Tout cela n’empêche pas le South China Morning Post de craindre les conséquences des tirades anti-américaines du président philippin. Pour le quotidien hongkongais, la « séparation » avec les Etats-Unis voulue par Duterte pourrait provoquer une montée du groupe Etat islamique aux Philippines. Alors que l’organisation terroriste perd du terrain au Moyen-Orient, les spécialistes redoutent de plus en plus que ses membres se retournent contre leur pays d’origine. Les Philippines pourraient alors devenir le centre d’un nouveau champ de bataille en Asie du Sud-Est, d’autant plus que l’archipel est considéré comme une extension du califat de l’EI. Actuellement, environ une centaine de régiments américains sont toujours stationnés dans le sud-ouest du pays afin d’entraîner et de soutenir leurs homologues philippins. Certains craignent qu’avec leur départ, et la fin de leur aide logistique sur le terrain, Manille ne puisse pas gérer la menace terroriste grandissante.

The Irrawaddy – Le gouvernement birman défend son armée. « Nous nous doutions, depuis que nous avons commencé à nous impliquer dans la résolution du conflit dans l’Etat Rakhine, que l’on nous accuserait faussement de violations des droits de l’homme », lance Zaw Htay, porte-parole du gouvernement. Le Rakhine, situé dans l’ouest du pays et où vivent de nombreux membres de la minorité musulmane rohingya, est en proie à des violences depuis le 9 octobre dernier quand des hommes armés ont attaqué des postes de police à la frontière avec le Bangladesh. L’armée traque depuis les responsables qu’elle soupçonne d’appartenir aux groupes terroristes islamistes affiliés aux Rohingyas.

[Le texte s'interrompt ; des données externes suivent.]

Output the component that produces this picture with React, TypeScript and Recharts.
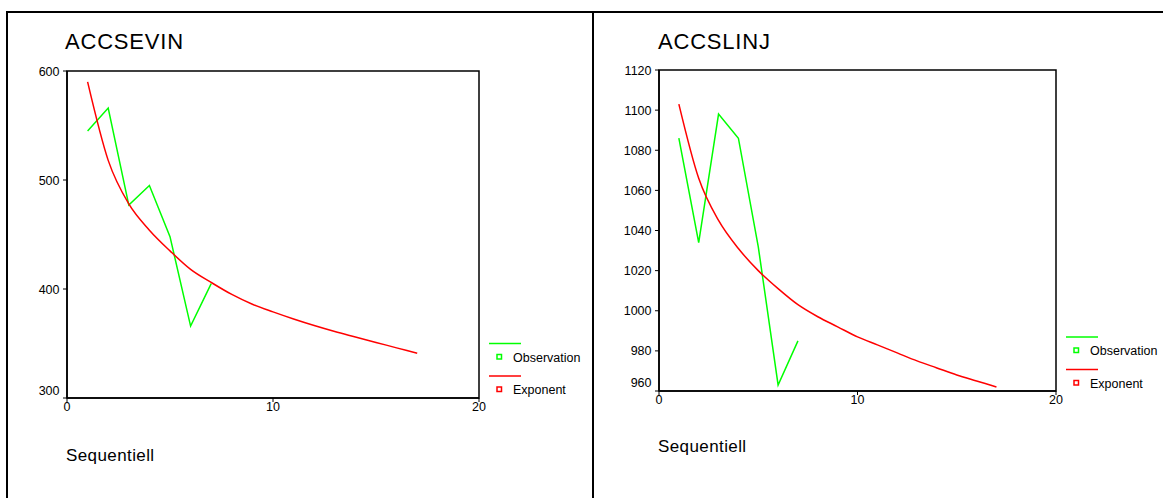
import { LineChart, Line, XAxis, YAxis, ReferenceArea } from 'recharts';

// sequence index shared by both panels
const seq = [1, 2, 3, 4, 5, 6, 7, 8, 9, 10, 11, 12, 13, 14, 15, 16, 17];

// ACCSEVIN
const sevinObs = [545, 566, 477, 495, 448, 366, 405];
const sevinExp = [590, 518, 478, 454, 435, 418, 406, 395, 386, 379, 372.5, 366.5, 361, 356, 351, 346, 341];
const sevinTicks = [300, 400, 500, 600];

// ACCSLINJ
const linjObs = [1086, 1034, 1098, 1086, 1032, 963, 985];
const linjExp = [1103, 1066, 1045, 1031, 1020, 1011, 1003, 997, 992, 987, 983, 979, 975, 971.5, 968, 965, 962];
const linjTicks = [960, 980, 1000, 1020, 1040, 1060, 1080, 1100, 1120];

const xTicks = [0, 10, 20];

const FONT = '"Liberation Sans", Arial, sans-serif';
const GREEN = '#00ff00';
const RED = '#ff0000';

function buildRows(obs: number[], exp: number[]) {
  return seq.map((x, i) => ({ x, obs: i < obs.length ? obs[i] : null, exp: exp[i] }));
}

function makeYTick(bottom: number, lift: number) {
  return (props: any) => {
    const { x, y, payload } = props;
    const dy = payload.value === bottom ? -lift : 0;
    return (
      <text x={x} y={y + dy} dy="0.36em" textAnchor="end" fontSize={12.5} fontFamily={FONT} fill="#000">
        {payload.value}
      </text>
    );
  };
}

interface PanelProps {
  left: number;
  width: number;
  margin: { top: number; right: number; bottom: number; left: number };
  rows: { x: number; obs: number | null; exp: number }[];
  yTicks: number[];
  lift: number;
}

function Panel({ left, width, margin, rows, yTicks, lift }: PanelProps) {
  const lo = yTicks[0];
  const hi = yTicks[yTicks.length - 1];
  return (
    <div style={{ position: 'absolute', left, top: 0 }}>
      <LineChart width={width} height={498} data={rows} margin={margin}>
        <XAxis
          dataKey="x"
          type="number"
          domain={[0, 20]}
          ticks={xTicks}
          allowDataOverflow
          height={20}
          tickSize={4}
          tickMargin={0}
          axisLine={{ stroke: '#000', strokeWidth: 1.5 }}
          tickLine={{ stroke: '#000' }}
          tick={{ fontSize: 12.5, fontFamily: FONT, fill: '#000' }}
        />
        <YAxis
          type="number"
          domain={[lo, hi]}
          ticks={yTicks}
          allowDataOverflow
          width={40}
          tickSize={4}
          tickMargin={3.5}
          axisLine={{ stroke: '#000', strokeWidth: 1.5 }}
          tickLine={{ stroke: '#000' }}
          tick={makeYTick(lo, lift)}
        />
        <ReferenceArea x1={0} x2={20} y1={lo} y2={hi} fill="none" stroke="#000" strokeWidth={1.5} />
        <Line
          type="linear"
          dataKey="obs"
          stroke={GREEN}
          strokeWidth={1.5}
          dot={false}
          isAnimationActive={false}
        />
        <Line
          type="monotone"
          dataKey="exp"
          stroke={RED}
          strokeWidth={1.5}
          dot={false}
          isAnimationActive={false}
        />
      </LineChart>
    </div>
  );
}

function LegendBlock({ x, y }: { x: number; y: number }) {
  const items = [
    { label: 'Observation', color: GREEN, dy: 0 },
    { label: 'Exponent', color: RED, dy: 32.5 },
  ];
  return (
    <g>
      {items.map((it) => (
        <g key={it.label}>
          <line x1={x} x2={x + 32} y1={y + it.dy} y2={y + it.dy} stroke={it.color} strokeWidth={1.5} />
          <rect x={x + 8} y={y + it.dy + 11} width={4.5} height={4.5} fill="none" stroke={it.color} strokeWidth={1.5} />
          <text x={x + 24} y={y + it.dy + 18} fontSize={12.5} fontFamily={FONT} fill="#000">
            {it.label}
          </text>
        </g>
      ))}
    </g>
  );
}

export default function App() {
  return (
    <div style={{ position: 'absolute', left: 0, top: 0, width: 1163, height: 498, background: '#fff', overflow: 'hidden' }}>
      <Panel
        left={0}
        width={593}
        margin={{ top: 71, right: 114, bottom: 80, left: 27 }}
        rows={buildRows(sevinObs, sevinExp)}
        yTicks={sevinTicks}
        lift={7.5}
      />
      <Panel
        left={593}
        width={570}
        margin={{ top: 70, right: 107, bottom: 87, left: 26 }}
        rows={buildRows(linjObs, linjExp)}
        yTicks={linjTicks}
        lift={9}
      />
      <svg width={1163} height={498} style={{ position: 'absolute', left: 0, top: 0, pointerEvents: 'none' }}>
        <line x1={7} x2={1163} y1={12} y2={12} stroke="#000" strokeWidth={2} />
        <line x1={7} x2={7} y1={11} y2={498} stroke="#000" strokeWidth={2} />
        <line x1={593} x2={593} y1={11} y2={498} stroke="#000" strokeWidth={2} />

        <text x={65} y={48.5} fontSize={22} letterSpacing={0.8} fontFamily={FONT} fill="#000">ACCSEVIN</text>
        <text x={658} y={48.5} fontSize={22} letterSpacing={0.8} fontFamily={FONT} fill="#000">ACCSLINJ</text>

        <text x={66} y={460.5} fontSize={17} letterSpacing={0.4} fontFamily={FONT} fill="#000">Sequentiell</text>
        <text x={658} y={451.5} fontSize={17} letterSpacing={0.4} fontFamily={FONT} fill="#000">Sequentiell</text>

        <LegendBlock x={489} y={343.5} />
        <LegendBlock x={1066} y={337} />
      </svg>
    </div>
  );
}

De nombreuses ONG accusent l’armée de violences injustifiées envers les Rohingyas, voire des meurtres extrajudiciaires et dénoncent un manque d’accès à la zone afin de pouvoir distribuer une aide alimentaire. Dans le journal birman The Irrawady, le porte-parole du gouvernement se défend. Selon lui, les ONG sont manipulées par des groupes terroristes. « Des individus et des organisations qui soutiennent le terrorisme diffusent de faux rapports et de faux documents. Ils mêlent le vrai au faux et fournissent cela aux organisations », accuse-t-il en rappelant que la présence de l’armée dans la région vise à deux choses : confisquer les armes et les munitions dans chaque village et arrêter les coupables des attaques du 9 octobre. Il déplore ainsi que les populations fuient leur village à l’arrivée de l’armée rendant d’autant plus difficile l’arrestation des coupables.

Jakarta Globe – Que dit la nouvelle loi antiterroriste indonésienne ? Cette « loi proactive » permettra aux autorités de lancer des mesures préventives contre les groupes terroristes en punissant les discours de haine et les personnes rejoignant des organisations terroristes internationales. « Si la loi n’est pas votée, nous ne pourrons rien faire avant qu’une attaque ait lieu. On ne peut pas se permettre d’attendre qu’il y ait encore plus de victimes », a plaidé Wiranto, ministre indonésien de la Défense. Cette nouvelle loi, débattue depuis les attentats de janvier dernier à Djakarta, comporte un second volet : l’armée indonésienne pourra se battre aux côtés de la police lors d’opérations antiterroristes. Une décision que rejettent les associations de défense des droits de l’homme qui craignent de voir une justice militaire se mettre en place.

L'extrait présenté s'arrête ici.